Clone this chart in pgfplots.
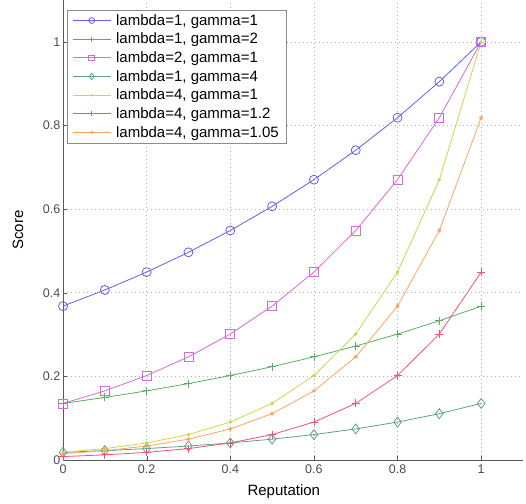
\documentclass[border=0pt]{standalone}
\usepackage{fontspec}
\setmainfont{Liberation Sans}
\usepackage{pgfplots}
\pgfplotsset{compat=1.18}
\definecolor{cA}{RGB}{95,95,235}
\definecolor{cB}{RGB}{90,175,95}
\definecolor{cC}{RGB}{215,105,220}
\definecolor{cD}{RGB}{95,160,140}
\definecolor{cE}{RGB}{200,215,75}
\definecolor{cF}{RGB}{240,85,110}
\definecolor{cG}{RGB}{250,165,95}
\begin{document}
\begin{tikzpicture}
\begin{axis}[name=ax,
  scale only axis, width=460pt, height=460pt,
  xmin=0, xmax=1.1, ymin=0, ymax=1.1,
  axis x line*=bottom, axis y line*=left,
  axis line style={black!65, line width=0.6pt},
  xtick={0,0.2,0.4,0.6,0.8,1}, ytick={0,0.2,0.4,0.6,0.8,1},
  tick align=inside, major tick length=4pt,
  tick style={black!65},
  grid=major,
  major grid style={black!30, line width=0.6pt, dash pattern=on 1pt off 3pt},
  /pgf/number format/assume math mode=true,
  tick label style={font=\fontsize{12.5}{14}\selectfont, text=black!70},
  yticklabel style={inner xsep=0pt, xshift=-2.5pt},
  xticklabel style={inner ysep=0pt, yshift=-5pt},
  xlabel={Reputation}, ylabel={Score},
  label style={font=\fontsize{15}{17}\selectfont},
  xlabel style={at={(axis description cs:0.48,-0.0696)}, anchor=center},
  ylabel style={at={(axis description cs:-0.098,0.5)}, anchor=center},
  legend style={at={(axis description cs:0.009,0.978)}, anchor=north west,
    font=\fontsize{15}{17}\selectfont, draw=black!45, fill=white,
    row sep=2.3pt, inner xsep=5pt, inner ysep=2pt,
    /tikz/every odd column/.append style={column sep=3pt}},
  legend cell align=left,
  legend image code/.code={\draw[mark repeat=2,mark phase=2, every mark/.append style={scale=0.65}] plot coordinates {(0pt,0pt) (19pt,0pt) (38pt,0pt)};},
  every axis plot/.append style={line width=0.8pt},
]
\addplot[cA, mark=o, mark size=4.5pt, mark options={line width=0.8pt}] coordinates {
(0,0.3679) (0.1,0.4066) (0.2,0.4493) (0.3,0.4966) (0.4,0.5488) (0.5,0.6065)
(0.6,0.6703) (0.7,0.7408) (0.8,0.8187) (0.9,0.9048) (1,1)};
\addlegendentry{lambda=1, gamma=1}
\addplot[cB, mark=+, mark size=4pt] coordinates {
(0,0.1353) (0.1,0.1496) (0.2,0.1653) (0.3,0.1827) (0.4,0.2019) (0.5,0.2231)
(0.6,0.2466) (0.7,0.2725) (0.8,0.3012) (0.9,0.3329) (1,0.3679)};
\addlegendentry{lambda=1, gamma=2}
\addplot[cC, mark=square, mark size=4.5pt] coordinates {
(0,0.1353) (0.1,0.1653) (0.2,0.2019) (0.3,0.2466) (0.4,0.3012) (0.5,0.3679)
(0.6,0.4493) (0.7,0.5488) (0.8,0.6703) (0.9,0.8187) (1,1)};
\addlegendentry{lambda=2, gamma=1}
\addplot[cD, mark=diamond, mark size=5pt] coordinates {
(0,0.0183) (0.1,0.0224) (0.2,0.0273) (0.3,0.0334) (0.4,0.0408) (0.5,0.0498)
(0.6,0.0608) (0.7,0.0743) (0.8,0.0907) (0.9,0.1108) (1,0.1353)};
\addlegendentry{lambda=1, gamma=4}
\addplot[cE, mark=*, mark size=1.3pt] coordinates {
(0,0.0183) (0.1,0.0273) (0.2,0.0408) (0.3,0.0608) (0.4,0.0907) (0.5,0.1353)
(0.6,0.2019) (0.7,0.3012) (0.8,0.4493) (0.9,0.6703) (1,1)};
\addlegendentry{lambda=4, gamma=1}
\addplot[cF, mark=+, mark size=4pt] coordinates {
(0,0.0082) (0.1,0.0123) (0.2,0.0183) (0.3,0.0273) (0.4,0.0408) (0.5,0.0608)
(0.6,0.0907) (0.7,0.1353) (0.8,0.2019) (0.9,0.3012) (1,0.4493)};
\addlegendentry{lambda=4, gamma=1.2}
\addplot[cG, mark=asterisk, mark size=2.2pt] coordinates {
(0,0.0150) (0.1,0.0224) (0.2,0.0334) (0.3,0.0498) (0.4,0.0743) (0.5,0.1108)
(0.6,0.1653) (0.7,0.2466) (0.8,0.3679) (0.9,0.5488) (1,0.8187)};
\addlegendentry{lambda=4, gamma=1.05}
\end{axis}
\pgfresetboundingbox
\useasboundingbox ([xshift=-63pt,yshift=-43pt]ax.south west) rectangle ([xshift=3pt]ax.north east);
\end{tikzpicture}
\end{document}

──────

**PROMPT:** Images should not appear in the copy; retype the listing above exactly.

**CORRECT OUTPUT:**
Clone this chart in pgfplots.
\documentclass[border=0pt]{standalone}
\usepackage{fontspec}
\setmainfont{Liberation Sans}
\usepackage{pgfplots}
\pgfplotsset{compat=1.18}
\definecolor{cA}{RGB}{95,95,235}
\definecolor{cB}{RGB}{90,175,95}
\definecolor{cC}{RGB}{215,105,220}
\definecolor{cD}{RGB}{95,160,140}
\definecolor{cE}{RGB}{200,215,75}
\definecolor{cF}{RGB}{240,85,110}
\definecolor{cG}{RGB}{250,165,95}
\begin{document}
\begin{tikzpicture}
\begin{axis}[name=ax,
  scale only axis, width=460pt, height=460pt,
  xmin=0, xmax=1.1, ymin=0, ymax=1.1,
  axis x line*=bottom, axis y line*=left,
  axis line style={black!65, line width=0.6pt},
  xtick={0,0.2,0.4,0.6,0.8,1}, ytick={0,0.2,0.4,0.6,0.8,1},
  tick align=inside, major tick length=4pt,
  tick style={black!65},
  grid=major,
  major grid style={black!30, line width=0.6pt, dash pattern=on 1pt off 3pt},
  /pgf/number format/assume math mode=true,
  tick label style={font=\fontsize{12.5}{14}\selectfont, text=black!70},
  yticklabel style={inner xsep=0pt, xshift=-2.5pt},
  xticklabel style={inner ysep=0pt, yshift=-5pt},
  xlabel={Reputation}, ylabel={Score},
  label style={font=\fontsize{15}{17}\selectfont},
  xlabel style={at={(axis description cs:0.48,-0.0696)}, anchor=center},
  ylabel style={at={(axis description cs:-0.098,0.5)}, anchor=center},
  legend style={at={(axis description cs:0.009,0.978)}, anchor=north west,
    font=\fontsize{15}{17}\selectfont, draw=black!45, fill=white,
    row sep=2.3pt, inner xsep=5pt, inner ysep=2pt,
    /tikz/every odd column/.append style={column sep=3pt}},
  legend cell align=left,
  legend image code/.code={\draw[mark repeat=2,mark phase=2, every mark/.append style={scale=0.65}] plot coordinates {(0pt,0pt) (19pt,0pt) (38pt,0pt)};},
  every axis plot/.append style={line width=0.8pt},
]
\addplot[cA, mark=o, mark size=4.5pt, mark options={line width=0.8pt}] coordinates {
(0,0.3679) (0.1,0.4066) (0.2,0.4493) (0.3,0.4966) (0.4,0.5488) (0.5,0.6065)
(0.6,0.6703) (0.7,0.7408) (0.8,0.8187) (0.9,0.9048) (1,1)};
\addlegendentry{lambda=1, gamma=1}
\addplot[cB, mark=+, mark size=4pt] coordinates {
(0,0.1353) (0.1,0.1496) (0.2,0.1653) (0.3,0.1827) (0.4,0.2019) (0.5,0.2231)
(0.6,0.2466) (0.7,0.2725) (0.8,0.3012) (0.9,0.3329) (1,0.3679)};
\addlegendentry{lambda=1, gamma=2}
\addplot[cC, mark=square, mark size=4.5pt] coordinates {
(0,0.1353) (0.1,0.1653) (0.2,0.2019) (0.3,0.2466) (0.4,0.3012) (0.5,0.3679)
(0.6,0.4493) (0.7,0.5488) (0.8,0.6703) (0.9,0.8187) (1,1)};
\addlegendentry{lambda=2, gamma=1}
\addplot[cD, mark=diamond, mark size=5pt] coordinates {
(0,0.0183) (0.1,0.0224) (0.2,0.0273) (0.3,0.0334) (0.4,0.0408) (0.5,0.0498)
(0.6,0.0608) (0.7,0.0743) (0.8,0.0907) (0.9,0.1108) (1,0.1353)};
\addlegendentry{lambda=1, gamma=4}
\addplot[cE, mark=*, mark size=1.3pt] coordinates {
(0,0.0183) (0.1,0.0273) (0.2,0.0408) (0.3,0.0608) (0.4,0.0907) (0.5,0.1353)
(0.6,0.2019) (0.7,0.3012) (0.8,0.4493) (0.9,0.6703) (1,1)};
\addlegendentry{lambda=4, gamma=1}
\addplot[cF, mark=+, mark size=4pt] coordinates {
(0,0.0082) (0.1,0.0123) (0.2,0.0183) (0.3,0.0273) (0.4,0.0408) (0.5,0.0608)
(0.6,0.0907) (0.7,0.1353) (0.8,0.2019) (0.9,0.3012) (1,0.4493)};
\addlegendentry{lambda=4, gamma=1.2}
\addplot[cG, mark=asterisk, mark size=2.2pt] coordinates {
(0,0.0150) (0.1,0.0224) (0.2,0.0334) (0.3,0.0498) (0.4,0.0743) (0.5,0.1108)
(0.6,0.1653) (0.7,0.2466) (0.8,0.3679) (0.9,0.5488) (1,0.8187)};
\addlegendentry{lambda=4, gamma=1.05}
\end{axis}
\pgfresetboundingbox
\useasboundingbox ([xshift=-63pt,yshift=-43pt]ax.south west) rectangle ([xshift=3pt]ax.north east);
\end{tikzpicture}
\end{document}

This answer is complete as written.